Il caso di un veterinario siriano seguito dalla Cisl. Bove: “Troppa burocrazia, 16 mesi per chiudere la pratica”. Gli articoli di Giorno e Avvenire.
Sate Kasouha, 39 anni, è un veterinario siriano. Nei giorni scorsi ha ottenuto dalla Questura di Milano la cosiddetta “Carta Blu Ue”, il permesso di soggiorno rilasciato agli extracomunitari che svolgono lavori altamente qualificati. Come lui, in Italia sono in pochi: appena 625 persone (fonte Ministero dell’Interno) tra il 2012 (anno del decreto n. 108-28 giugno, che ha recepito la direttiva europea 2009/50/CE) e il 2015 (a fronte di 1.311 richieste).
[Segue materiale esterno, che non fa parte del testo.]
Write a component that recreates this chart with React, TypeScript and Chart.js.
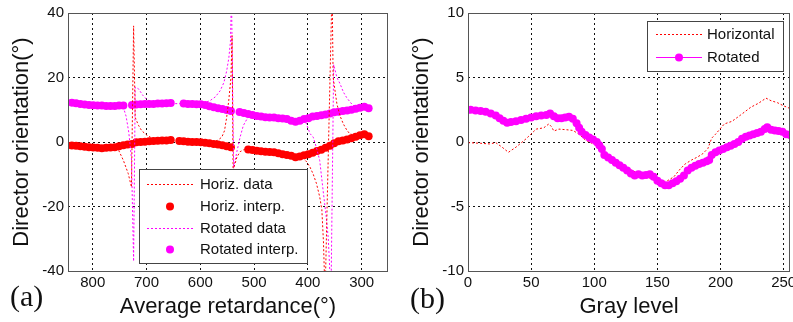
import React, { useEffect, useRef } from "react";
import { Chart, registerables } from "chart.js";

Chart.register(...registerables);

// ---------- Panel (a) data ----------
const retardanceTicks = [800, 700, 600, 500, 400, 300];
const orientationTicksA = [-40, -20, 0, 20, 40];

// common retardance grid for interpolated series
const retardanceGrid = [
  839, 831, 823, 815, 807, 799, 791, 783, 775, 767, 759, 751, 743, 735, 727, 719, 711, 703, 695, 687,
  679, 671, 663, 655, 647, 639, 631, 623, 615, 607, 599, 591, 583, 575, 567, 559, 551, 543, 535, 527,
  519, 511, 503, 495, 487, 479, 471, 463, 455, 447, 439, 431, 423, 415, 407, 399, 391, 383, 375, 367,
  359, 351, 343, 335, 327, 319, 311, 303, 295, 287,
];
const horizInterp = [
  -1.1, -1.2, -1.3, -1.5, -1.6, -1.7, -1.8, -1.9, -1.8, -1.7, -1.6, -1.3, -1.0, -0.8, -0.6, -0.1, 0.0, 0.1, 0.2, 0.3,
  0.4, 0.5, 0.5, 0.6, null, 0.3, 0.2, 0.1, 0.0, 0.0, -0.1, -0.2, -0.4, -0.6, -0.8, -1.0, -1.3, -1.6, null, null,
  null, -2.3, -2.5, -2.7, -2.9, -3.0, -3.1, -3.2, -3.5, -3.8, -4.0, -4.3, -4.7, -4.5, -4.1, -3.8, -3.3, -2.8, -2.4, -1.8,
  -1.2, -0.4, 0.2, 0.5, 0.8, 1.2, 1.6, 2.1, 2.4, 1.8,
];
const rotatedInterp = [
  12.2, 12.0, 11.8, 11.6, 11.5, 11.4, 11.3, 11.3, 11.2, 11.2, 11.2, 11.3, 11.3, null, 11.5, 11.6, 11.7, 11.8, 11.8, 11.8,
  11.9, 11.9, 12.0, 12.1, null, null, 11.9, 11.8, 11.8, 11.7, 11.7, 11.5, 11.1, 10.8, 10.5, 10.2, 9.9, 9.6, null, 9.3,
  9.0, 8.7, 8.4, 8.1, 7.9, 7.7, 7.6, 7.6, 7.4, 7.3, 7.1, 6.6, 6.3, 6.6, 7.1, 7.4, 7.9, 8.1, 8.3, 8.5,
  8.8, 9.2, 9.4, 9.6, 9.8, 10.0, 10.3, 10.6, 10.9, 10.5,
];

const horizDataX = [
  840, 800, 770, 752, 743, 734, 728, 724, 721, 715, 709, 700, 693, 680, 660, 640, 620, 600, 580, 568,
  560, 555, 551, 547, 543, 541, 539, 535, 532, 526, 518, 505, 480, 455, 430, 420, 409, 402, 396, 390,
  384, 378, 374, 371, 368, 355, 353, 346, 340, 334, 328, 322, 310, 300, 287,
];
const horizDataY = [
  -1.1, -1.7, -1.8, -2.5, -5.7, -9.8, -14, 36, 7.6, 5.2, 3.5, 2.2, 1.5, 0.6, 0.5, 0.4, 0.1, -0.1, 0.0, 0.5,
  1.5, 3.5, 7.6, 13, 20, 33, -8.8, -6.5, -4.7, -3.0, -2.3, -2.5, -3.0, -3.5, -4.3, -4.7, -5.0, -6.2, -7.8, -10,
  -12.9, -17, -21, -31, -48, 48, 20, 11.8, 8, 5.6, 3.8, 2.5, 2.0, 2.2, 1.8,
];

const rotatedDataX = [
  840, 800, 770, 750, 743, 738, 733, 728, 724, 721, 715, 707, 700, 690, 670, 640, 610, 595, 582, 572,
  563, 556, 551, 547, 544, 542, 538, 535, 532, 526, 520, 512, 500, 480, 460, 440, 425, 412, 404, 396,
  390, 384, 378, 371, 366, 362, 357, 352, 346, 340, 334, 328, 322, 316, 305, 295, 287,
];
const rotatedDataY = [
  12.2, 11.5, 11.2, 11.2, 10.7, 8, 3, -5, -37, 17, 16.5, 14.5, 13.3, 12.2, 11.9, 11.9, 11.7, 12.0, 12.8, 14,
  15.9, 18.5, 22, 26, 31, 45, -8, -5.5, -3, 1.5, 5.1, 7.5, 8.2, 7.7, 7.4, 7.1, 6.4, 6.8, 6.2, 2.6,
  1.5, -1.8, -5.7, -16, -23, -30, -48, 24, 20, 18, 15.5, 13.8, 12.5, 11.3, 10.6, 10.8, 10.5,
];

// ---------- Panel (b) data ----------
const grayTicks = [0, 50, 100, 150, 200, 250];
const orientationTicksB = [-10, -5, 0, 5, 10];

const horizontalGray = [
  0, 10, 17, 22, 27, 32, 38, 46, 54, 60, 64, 66, 68, 72, 78, 83, 88, 93, 98, 104,
  110, 117, 123, 130, 136, 142, 148, 153, 158, 163, 168, 172, 177, 182, 186, 190, 193, 196, 203, 209,
  216, 224, 230, 236, 240, 245, 250, 255,
];
const horizontalOrient = [
  -0.05, -0.1, -0.15, -0.05, -0.4, -0.8, -0.4, 0.25, 1.0, 1.1, 1.4, 1.2, 0.85, 1.0, 0.95, 0.9, 0.6, 0.15, -0.1, -0.4,
  -1.0, -1.5, -1.8, -2.2, -2.5, -2.7, -3.0, -3.1, -3.0, -2.7, -2.1, -1.7, -1.4, -1.15, -0.9, -0.5, 0.3, 0.6, 1.4, 1.6,
  2.1, 2.7, 3.0, 3.4, 3.2, 3.05, 2.8, 2.6,
];

const rotatedGray = [
  2, 6, 10, 14, 18, 22, 25, 28, 31, 34, 38, 42, 46, 50, 54, 58, 62, 65, 68, 71,
  74, 77, 80, 83, 86, 88, 90, 93, 96, 99, 102, 104, 106, 108, 111, 114, 117, 120, 123, 126,
  129, 132, 135, 138, 141, 144, 147, 150, 153, 156, 159, 162, 165, 168, 171, 174, 177, 180, 183, 186,
  189, 191, 193, 196, 199, 202, 205, 208, 211, 214, 217, 220, 223, 226, 229, 232, 235, 237, 240, 243,
  246, 249, 252, 255,
];
const rotatedOrient = [
  2.5, 2.45, 2.4, 2.35, 2.2, 2.05, 1.85, 1.65, 1.5, 1.55, 1.6, 1.7, 1.8, 1.9, 2.0, 2.05, 2.1, 2.2, 2.0, 1.85,
  1.85, 1.9, 1.95, 1.8, 1.45, 1.1, 0.8, 0.55, 0.35, 0.2, 0.0, -0.25, -0.55, -1.0, -1.2, -1.4, -1.6, -1.8, -2.0, -2.2,
  -2.45, -2.6, -2.5, -2.6, -2.55, -2.5, -2.7, -3.0, -3.2, -3.35, -3.35, -3.2, -3.05, -2.85, -2.6, -2.2, -2.0, -1.85, -1.7, -1.6,
  -1.5, -1.4, -1.0, -0.8, -0.65, -0.55, -0.4, -0.3, -0.15, 0.0, 0.25, 0.4, 0.5, 0.6, 0.7, 0.8, 1.0, 1.15, 0.95, 0.9,
  0.85, 0.8, 0.6, 0.55,
];

// ---------- helpers ----------
const RED = "#ff0000";
const MAGENTA = "#ff00ff";
const FONT = "'Liberation Sans', Arial, sans-serif";

const pts = (xs: number[], ys: (number | null)[]) =>
  xs.map((x, i) => ({ x, y: ys[i] })).filter((p) => p.y !== null && p.y !== undefined);

const framePlugin = {
  id: "frame",
  afterDraw(chart: any) {
    const { ctx, chartArea: a } = chart;
    ctx.save();
    ctx.strokeStyle = "#555";
    ctx.lineWidth = 1;
    ctx.setLineDash([]);
    ctx.strokeRect(Math.round(a.left) + 0.5, Math.round(a.top) + 0.5, Math.round(a.right - a.left) - 1, Math.round(a.bottom - a.top));
    ctx.restore();
  },
};

const boxLegendPlugin = {
  id: "boxLegend",
  afterDraw(chart: any, _args: any, opts: any) {
    if (!opts || !opts.rows) return;
    const ctx = chart.ctx;
    ctx.save();
    ctx.fillStyle = "#fff";
    ctx.fillRect(opts.x, opts.y, opts.w, opts.h);
    ctx.strokeStyle = "#444";
    ctx.lineWidth = 1;
    ctx.setLineDash([]);
    ctx.strokeRect(opts.x + 0.5, opts.y + 0.5, opts.w, opts.h);
    chart.data.datasets.forEach((ds: any, i: number) => {
      const y = opts.rows[i];
      if (ds.showLine) {
        ctx.beginPath();
        ctx.setLineDash(ds.borderDash || []);
        ctx.strokeStyle = ds.borderColor;
        ctx.lineWidth = ds.borderWidth;
        ctx.moveTo(opts.lx0, Math.round(y) + 0.5);
        ctx.lineTo(opts.lx1, Math.round(y) + 0.5);
        ctx.stroke();
        ctx.setLineDash([]);
      }
      if (ds.pointRadius > 0) {
        ctx.beginPath();
        ctx.fillStyle = ds.pointBackgroundColor;
        ctx.arc((opts.lx0 + opts.lx1) / 2, y + 0.5, ds.pointRadius, 0, Math.PI * 2);
        ctx.fill();
      }
      ctx.fillStyle = "#111";
      ctx.font = `15px ${FONT}`;
      ctx.textBaseline = "middle";
      ctx.textAlign = "left";
      ctx.fillText(ds.label, opts.tx, y + 1);
    });
    ctx.restore();
  },
};

const axisCommon = (ticksArr: number[], tickPad: number) => ({
  type: "linear" as const,
  afterBuildTicks: (s: any) => {
    s.ticks = ticksArr.map((v) => ({ value: v }));
  },
  grid: { color: "#111", lineWidth: 1, drawTicks: false },
  border: { display: false, dash: [2, 3] },
  ticks: {
    color: "#111",
    font: { family: FONT, size: 15 },
    padding: tickPad,
    callback: (v: any) => String(v),
  },
});

function makeOptions(cfg: any) {
  return {
    responsive: false,
    animation: false as const,
    devicePixelRatio: 1,
    layout: { padding: { top: 12, right: cfg.padRight, left: 0, bottom: 0 } },
    events: [],
    plugins: {
      legend: { display: false },
      tooltip: { enabled: false },
      boxLegend: cfg.legend,
    },
    scales: {
      x: {
        ...axisCommon(cfg.xTicks, 3),
        reverse: cfg.reverse,
        min: cfg.xMin,
        max: cfg.xMax,
        afterFit: (s: any) => {
          s.height = 51;
        },
        title: {
          display: true,
          text: cfg.xTitle,
          color: "#111",
          font: { family: FONT, size: 22 },
          padding: { top: 0, bottom: 2 },
        },
      },
      y: {
        ...axisCommon(cfg.yTicks, 4),
        min: cfg.yMin,
        max: cfg.yMax,
        afterFit: (s: any) => {
          s.width = 68;
        },
        title: {
          display: true,
          text: "Director orientation(°)",
          color: "#111",
          font: { family: FONT, size: 22 },
          padding: { top: 9, bottom: 0 },
        },
      },
    },
  };
}

export default function App() {
  const refA = useRef<HTMLCanvasElement>(null);
  const refB = useRef<HTMLCanvasElement>(null);

  useEffect(() => {
    const chartA = new Chart(refA.current as HTMLCanvasElement, {
      type: "scatter",
      data: {
        datasets: [
          {
            label: "Horiz. data",
            data: pts(horizDataX, horizDataY),
            showLine: true,
            borderColor: RED,
            borderWidth: 1,
            borderDash: [2, 2],
            pointRadius: 0,
            order: 0,
          },
          {
            label: "Horiz. interp.",
            data: pts(retardanceGrid, horizInterp),
            showLine: false,
            pointRadius: 4,
            pointBackgroundColor: RED,
            pointBorderColor: RED,
            pointBorderWidth: 0,
            order: 1,
          },
          {
            label: "Rotated data",
            data: pts(rotatedDataX, rotatedDataY),
            showLine: true,
            borderColor: MAGENTA,
            borderWidth: 1,
            borderDash: [2, 2],
            pointRadius: 0,
            order: 0,
          },
          {
            label: "Rotated interp.",
            data: pts(retardanceGrid, rotatedInterp),
            showLine: false,
            pointRadius: 4,
            pointBackgroundColor: MAGENTA,
            pointBorderColor: MAGENTA,
            pointBorderWidth: 0,
            order: 1,
          },
        ] as any,
      },
      options: makeOptions({
        padRight: 12,
        xTicks: retardanceTicks,
        yTicks: orientationTicksA,
        reverse: true,
        xMin: 251,
        xMax: 846,
        yMin: -40,
        yMax: 40,
        xTitle: "Average retardance(°)",
        legend: { x: 139, y: 169, w: 168, h: 94, rows: [184, 206, 228, 249], lx0: 147, lx1: 193, tx: 200 },
      }) as any,
      plugins: [boxLegendPlugin, framePlugin],
    });

    const chartB = new Chart(refB.current as HTMLCanvasElement, {
      type: "scatter",
      data: {
        datasets: [
          {
            label: "Horizontal",
            data: pts(horizontalGray, horizontalOrient),
            showLine: true,
            borderColor: RED,
            borderWidth: 1,
            borderDash: [2, 2],
            pointRadius: 0,
            order: 2,
          },
          {
            label: "Rotated",
            data: pts(rotatedGray, rotatedOrient),
            showLine: true,
            borderColor: MAGENTA,
            borderWidth: 1,
            pointRadius: 4,
            pointBackgroundColor: MAGENTA,
            pointBorderColor: MAGENTA,
            pointBorderWidth: 0,
            order: 1,
          },
        ] as any,
      },
      options: makeOptions({
        padRight: 40,
        xTicks: grayTicks,
        yTicks: orientationTicksB,
        reverse: false,
        xMin: 0,
        xMax: 255,
        yMin: -10,
        yMax: 10,
        xTitle: "Gray level",
        legend: { x: 247, y: 21, w: 136, h: 50, rows: [34, 57], lx0: 256, lx1: 302, tx: 307 },
      }) as any,
      plugins: [boxLegendPlugin, framePlugin],
    });

    return () => {
      chartA.destroy();
      chartB.destroy();
    };
  }, []);

  const labelStyle: React.CSSProperties = {
    position: "absolute",
    fontFamily: "'Liberation Serif', 'Times New Roman', serif",
    fontSize: 30,
    lineHeight: "30px",
    color: "#111",
    whiteSpace: "nowrap",
  };

  return (
    <div
      style={{
        position: "absolute",
        left: 0,
        top: 0,
        width: 793,
        height: 322,
        overflow: "hidden",
        background: "#fff",
      }}
    >
      <canvas ref={refA} width={400} height={322} style={{ position: "absolute", left: 0, top: 0 }} />
      <canvas ref={refB} width={430} height={322} style={{ position: "absolute", left: 400, top: 0 }} />
      <div style={{ ...labelStyle, left: 10, top: 281 }}>(a)</div>
      <div style={{ ...labelStyle, left: 410, top: 283 }}>(b)</div>
    </div>
  );
}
Il caso del dr. Kasouha fa capire la “miseria” di queste cifre. Come consulente per il Medio Oriente della Doxal di Sulbiate (MB), azienda che produce integratori e farmaci per animali, non aveva mai avuto problemi. Le difficoltà sono cominciate quando, nell’estate del 2014, il datore di lavoro ha deciso di stabilizzarlo. Un passo all’apparenza semplice, in realtà complicatissimo. Perché per assumere un cittadino extracomunitario con profilo elevato, è necessaria la “Carta Blu Ue”. L’azienda ha cercato di ottenerla, ma viste le difficoltà burocratiche ha chiesto aiuto al sindacato.
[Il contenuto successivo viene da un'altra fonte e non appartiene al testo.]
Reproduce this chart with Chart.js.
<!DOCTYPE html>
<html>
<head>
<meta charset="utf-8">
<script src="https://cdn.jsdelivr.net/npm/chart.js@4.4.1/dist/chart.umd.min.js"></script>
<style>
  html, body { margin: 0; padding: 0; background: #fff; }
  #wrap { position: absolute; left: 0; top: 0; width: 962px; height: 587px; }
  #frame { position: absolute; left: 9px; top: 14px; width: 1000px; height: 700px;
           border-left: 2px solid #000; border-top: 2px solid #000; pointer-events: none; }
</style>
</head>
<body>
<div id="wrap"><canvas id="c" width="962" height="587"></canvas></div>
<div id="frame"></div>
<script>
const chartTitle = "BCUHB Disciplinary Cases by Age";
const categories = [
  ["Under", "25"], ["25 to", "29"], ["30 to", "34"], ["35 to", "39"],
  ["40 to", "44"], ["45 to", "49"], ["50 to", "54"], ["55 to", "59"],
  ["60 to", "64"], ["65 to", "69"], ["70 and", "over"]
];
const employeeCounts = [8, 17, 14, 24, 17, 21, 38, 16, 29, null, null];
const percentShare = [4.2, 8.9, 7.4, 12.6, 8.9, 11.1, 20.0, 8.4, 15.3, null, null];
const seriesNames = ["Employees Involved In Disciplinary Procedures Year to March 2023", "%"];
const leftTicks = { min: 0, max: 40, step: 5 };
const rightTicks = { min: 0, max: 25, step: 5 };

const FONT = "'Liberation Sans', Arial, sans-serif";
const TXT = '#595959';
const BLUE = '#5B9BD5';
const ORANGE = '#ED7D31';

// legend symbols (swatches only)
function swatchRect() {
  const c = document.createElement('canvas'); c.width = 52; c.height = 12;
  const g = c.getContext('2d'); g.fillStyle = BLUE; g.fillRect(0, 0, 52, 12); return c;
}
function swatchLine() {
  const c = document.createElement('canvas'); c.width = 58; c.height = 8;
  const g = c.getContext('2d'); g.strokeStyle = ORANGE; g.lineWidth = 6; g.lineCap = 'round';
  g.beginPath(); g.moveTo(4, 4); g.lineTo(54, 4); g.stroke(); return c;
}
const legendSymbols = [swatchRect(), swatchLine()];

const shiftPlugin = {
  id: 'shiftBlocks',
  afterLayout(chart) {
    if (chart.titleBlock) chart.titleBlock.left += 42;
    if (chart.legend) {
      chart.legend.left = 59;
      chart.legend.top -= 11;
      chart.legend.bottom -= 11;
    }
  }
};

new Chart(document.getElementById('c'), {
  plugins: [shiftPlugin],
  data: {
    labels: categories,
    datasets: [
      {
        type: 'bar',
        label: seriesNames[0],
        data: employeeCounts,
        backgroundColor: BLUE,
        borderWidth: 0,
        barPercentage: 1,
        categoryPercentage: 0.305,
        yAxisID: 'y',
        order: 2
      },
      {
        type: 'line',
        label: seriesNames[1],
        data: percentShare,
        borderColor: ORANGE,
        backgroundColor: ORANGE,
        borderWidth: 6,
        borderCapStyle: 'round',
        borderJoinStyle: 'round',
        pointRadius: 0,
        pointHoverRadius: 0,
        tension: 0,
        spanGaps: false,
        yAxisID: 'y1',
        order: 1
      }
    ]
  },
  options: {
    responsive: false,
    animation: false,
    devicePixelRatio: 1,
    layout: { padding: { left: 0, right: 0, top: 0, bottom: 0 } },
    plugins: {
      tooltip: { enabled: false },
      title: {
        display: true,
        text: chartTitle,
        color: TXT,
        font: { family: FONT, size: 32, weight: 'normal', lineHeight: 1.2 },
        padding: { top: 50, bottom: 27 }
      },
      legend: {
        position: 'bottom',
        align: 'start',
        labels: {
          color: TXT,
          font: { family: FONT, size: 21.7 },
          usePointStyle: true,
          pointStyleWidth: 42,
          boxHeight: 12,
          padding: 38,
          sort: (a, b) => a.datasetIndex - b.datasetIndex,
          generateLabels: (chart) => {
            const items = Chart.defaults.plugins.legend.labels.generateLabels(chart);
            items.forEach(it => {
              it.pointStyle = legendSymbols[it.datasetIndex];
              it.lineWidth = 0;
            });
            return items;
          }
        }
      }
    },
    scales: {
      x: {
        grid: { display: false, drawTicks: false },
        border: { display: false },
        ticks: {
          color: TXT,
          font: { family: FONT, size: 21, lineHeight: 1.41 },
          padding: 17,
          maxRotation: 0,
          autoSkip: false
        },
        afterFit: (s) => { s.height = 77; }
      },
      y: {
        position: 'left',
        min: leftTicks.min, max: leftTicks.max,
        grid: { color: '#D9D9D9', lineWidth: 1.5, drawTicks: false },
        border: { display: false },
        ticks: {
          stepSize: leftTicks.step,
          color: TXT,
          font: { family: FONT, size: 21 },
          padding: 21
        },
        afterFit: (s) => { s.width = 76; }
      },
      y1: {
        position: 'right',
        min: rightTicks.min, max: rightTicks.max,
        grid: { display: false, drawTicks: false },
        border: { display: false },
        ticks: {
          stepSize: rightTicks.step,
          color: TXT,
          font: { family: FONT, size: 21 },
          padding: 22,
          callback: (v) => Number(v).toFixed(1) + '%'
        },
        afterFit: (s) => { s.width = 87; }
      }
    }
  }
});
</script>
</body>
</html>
“La normativa sulle modalità di ingresso in Italia per motivi di lavoro - osserva Maurizio Bove, responsabile immigrazione della Cisl di Milano - è inadeguata e ancora troppo farraginosa, anche per i lavoratori qualificati. L’azienda ha richiesto il nulla-osta per l’assunzione del dr. Kasouha ad agosto del 2014 e soltanto ora ha potuto formalizzare il tutto. Per completare l’iter ci sono voluti quasi 16 mesi e siamo giunti alla fine solo grazie alla collaborazione di Questura e Prefettura. In un mondo del lavoro che corre velocemente è impensabile dovere aspettare tanto. E’ ingiusto verso l’azienda e il lavoratore. Non ci dobbiamo allora stupire se i lavoratori stranieri qualificati scelgono di andare in altri Paesi europei o molte aziende desistono dalla ricerca. Anche la nostra cultura, che vuole lo straniero adatto solo a lavori manuali o che gli italiani non vogliono più fare, non aiuta di sicuro”.
Nel 2015 in Italia sono state richieste 479 “Carte Blu Ue”, a fronte di 235 effettivamente rilasciate. Il 36,3% dei “via libera” è arrivato in Lombardia. Le complicazioni sono legate soprattutto al riconoscimento dei titoli di studio, all’eccesso di burocrazia e all’opacità delle norme.